The phenomenon of Libyan women marrying foreigners appeared with the growth of migrant labor from Arab countries such as Egypt, Tunisia, Palestine, Syria, and even Chad and Sudan. These marriages produced offspring who were born in Libya to Libyan women, who reside in Libya yet denied the right to citizenship. Subsequently, the families concerned are demanding that these offspring be granted Libyan citizenship. They see it as their inherent right stipulated in the international agreements and conventions that the Libyan state has signed and is obliged to implement.
Tribal Framework as an Obstacle to Imparting Libyan Citizenship to Children of Libyan Mothers?
One of the main causes of the reluctance to grant citizenship in Libya is tribal relations. The tribe remains an omnipresent social framework. Within this framework, a woman who marries outside of the tribe leaves the tribe and joins that of her husband. The original tribe then denies the women her right to inheritance, lest her foreign husband take ownership of the family or tribe’s lands and farms. The comprehensive values survey conducted in Libya in 2013 clearly reveals that the issue is altogether more cultural and social than political, legal, or even religious. The overwhelming majority of Libyans trust family members, and a large majority trust personal acquaintances. Conversely, a large majority do not trust people who have a different religion or speak a different language, people who they are meeting for the first time, or people of other nationalities.
Some Eastern Libyan tribes take pride in women, for some of their families –such as the Ruqayya, Bujamila, and Mary families– are named after them.

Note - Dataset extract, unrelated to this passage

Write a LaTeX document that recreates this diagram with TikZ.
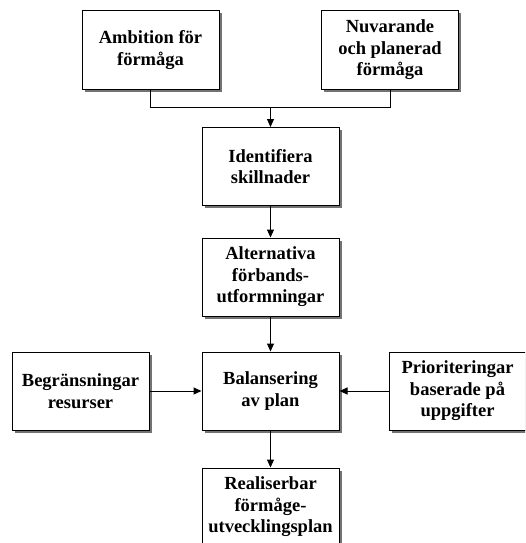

However, these families belong to the tribe via a father who married multiple women, and his children were surnamed after their mothers to distinguish them from one another. This further suggests that that the backdrop of discrimination against women stems primarily from wariness of the “other”, or the “outsider” to which Libyan citizens are predisposed. The main causes of this wariness include concern for wealth, and a fear of creating an imbalance in the demographic makeup, especially in the southern regions.